↓

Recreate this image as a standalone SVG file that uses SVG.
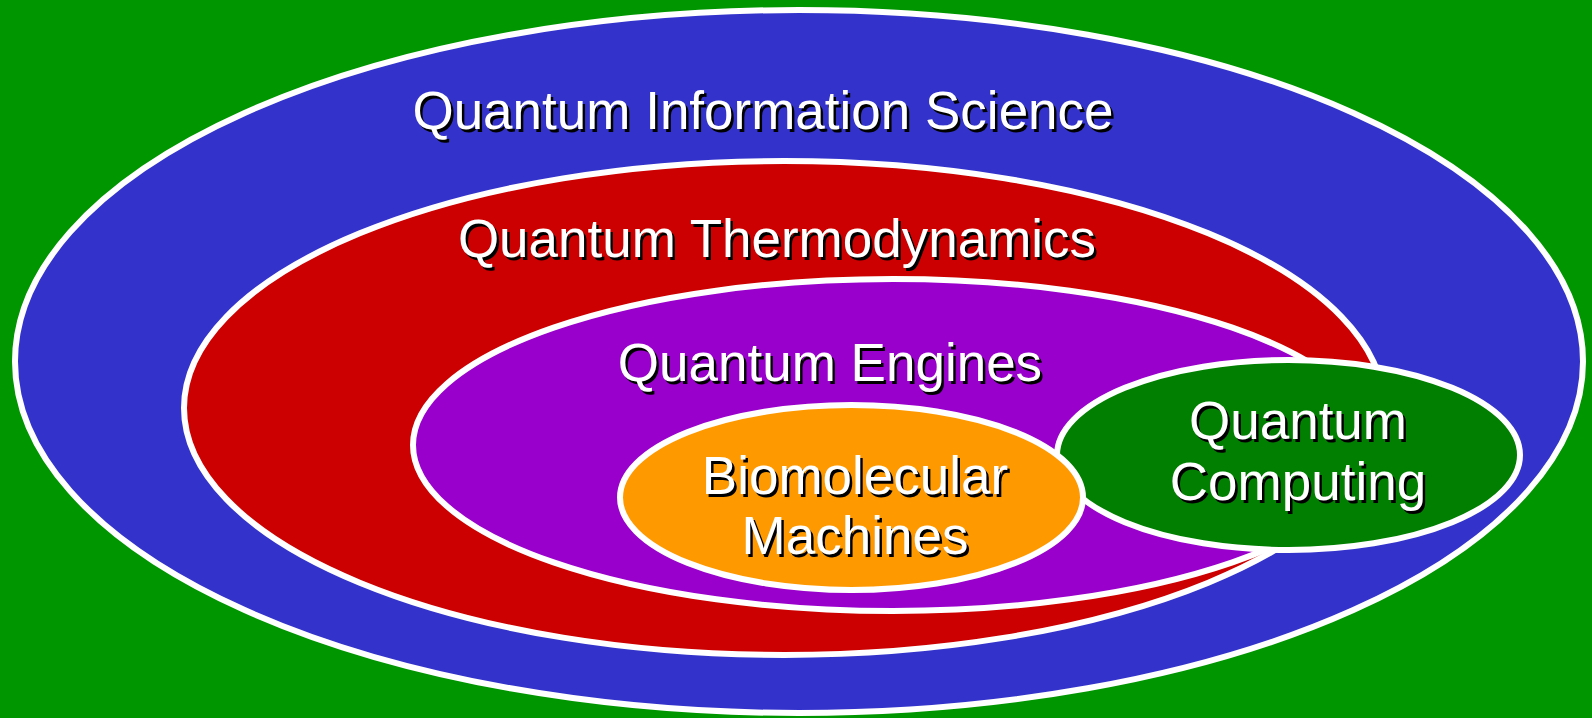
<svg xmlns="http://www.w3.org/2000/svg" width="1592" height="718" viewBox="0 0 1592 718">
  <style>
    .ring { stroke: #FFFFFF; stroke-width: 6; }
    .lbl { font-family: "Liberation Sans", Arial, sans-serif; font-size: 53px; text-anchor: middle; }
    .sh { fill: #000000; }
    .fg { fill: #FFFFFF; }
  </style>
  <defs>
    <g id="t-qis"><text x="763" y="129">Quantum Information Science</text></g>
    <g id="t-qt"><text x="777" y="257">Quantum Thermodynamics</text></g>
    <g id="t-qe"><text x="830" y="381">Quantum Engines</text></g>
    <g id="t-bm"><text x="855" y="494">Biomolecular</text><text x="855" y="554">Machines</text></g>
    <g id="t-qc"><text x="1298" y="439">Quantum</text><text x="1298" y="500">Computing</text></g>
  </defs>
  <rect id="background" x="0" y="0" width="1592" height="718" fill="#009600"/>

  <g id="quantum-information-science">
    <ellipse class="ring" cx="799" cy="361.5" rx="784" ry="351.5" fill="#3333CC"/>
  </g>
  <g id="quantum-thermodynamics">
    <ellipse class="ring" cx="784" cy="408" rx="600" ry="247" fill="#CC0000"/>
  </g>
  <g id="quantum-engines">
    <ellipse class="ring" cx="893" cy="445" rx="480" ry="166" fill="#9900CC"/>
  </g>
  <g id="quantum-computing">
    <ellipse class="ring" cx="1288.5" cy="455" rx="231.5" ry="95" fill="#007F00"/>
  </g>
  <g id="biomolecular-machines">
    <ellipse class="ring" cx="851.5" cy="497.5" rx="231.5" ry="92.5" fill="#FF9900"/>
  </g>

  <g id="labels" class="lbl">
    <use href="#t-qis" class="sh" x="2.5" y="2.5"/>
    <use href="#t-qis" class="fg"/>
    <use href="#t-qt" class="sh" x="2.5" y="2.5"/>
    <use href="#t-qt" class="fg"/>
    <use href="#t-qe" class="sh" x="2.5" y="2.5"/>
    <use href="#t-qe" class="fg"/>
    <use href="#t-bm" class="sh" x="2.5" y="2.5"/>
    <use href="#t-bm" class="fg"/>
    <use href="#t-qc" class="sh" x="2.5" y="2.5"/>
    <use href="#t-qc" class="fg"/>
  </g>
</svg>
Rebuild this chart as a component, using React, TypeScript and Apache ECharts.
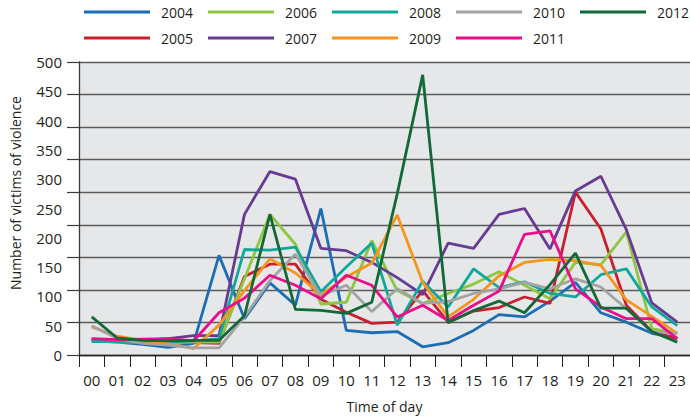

↑

Copy each line in full and exactly, omitting any picture.

- Correct result -
Recreate this image as a standalone SVG file that uses SVG.
<svg xmlns="http://www.w3.org/2000/svg" width="1592" height="718" viewBox="0 0 1592 718">
  <style>
    .ring { stroke: #FFFFFF; stroke-width: 6; }
    .lbl { font-family: "Liberation Sans", Arial, sans-serif; font-size: 53px; text-anchor: middle; }
    .sh { fill: #000000; }
    .fg { fill: #FFFFFF; }
  </style>
  <defs>
    <g id="t-qis"><text x="763" y="129">Quantum Information Science</text></g>
    <g id="t-qt"><text x="777" y="257">Quantum Thermodynamics</text></g>
    <g id="t-qe"><text x="830" y="381">Quantum Engines</text></g>
    <g id="t-bm"><text x="855" y="494">Biomolecular</text><text x="855" y="554">Machines</text></g>
    <g id="t-qc"><text x="1298" y="439">Quantum</text><text x="1298" y="500">Computing</text></g>
  </defs>
  <rect id="background" x="0" y="0" width="1592" height="718" fill="#009600"/>

  <g id="quantum-information-science">
    <ellipse class="ring" cx="799" cy="361.5" rx="784" ry="351.5" fill="#3333CC"/>
  </g>
  <g id="quantum-thermodynamics">
    <ellipse class="ring" cx="784" cy="408" rx="600" ry="247" fill="#CC0000"/>
  </g>
  <g id="quantum-engines">
    <ellipse class="ring" cx="893" cy="445" rx="480" ry="166" fill="#9900CC"/>
  </g>
  <g id="quantum-computing">
    <ellipse class="ring" cx="1288.5" cy="455" rx="231.5" ry="95" fill="#007F00"/>
  </g>
  <g id="biomolecular-machines">
    <ellipse class="ring" cx="851.5" cy="497.5" rx="231.5" ry="92.5" fill="#FF9900"/>
  </g>

  <g id="labels" class="lbl">
    <use href="#t-qis" class="sh" x="2.5" y="2.5"/>
    <use href="#t-qis" class="fg"/>
    <use href="#t-qt" class="sh" x="2.5" y="2.5"/>
    <use href="#t-qt" class="fg"/>
    <use href="#t-qe" class="sh" x="2.5" y="2.5"/>
    <use href="#t-qe" class="fg"/>
    <use href="#t-bm" class="sh" x="2.5" y="2.5"/>
    <use href="#t-bm" class="fg"/>
    <use href="#t-qc" class="sh" x="2.5" y="2.5"/>
    <use href="#t-qc" class="fg"/>
  </g>
</svg>
Rebuild this chart as a component, using React, TypeScript and Apache ECharts.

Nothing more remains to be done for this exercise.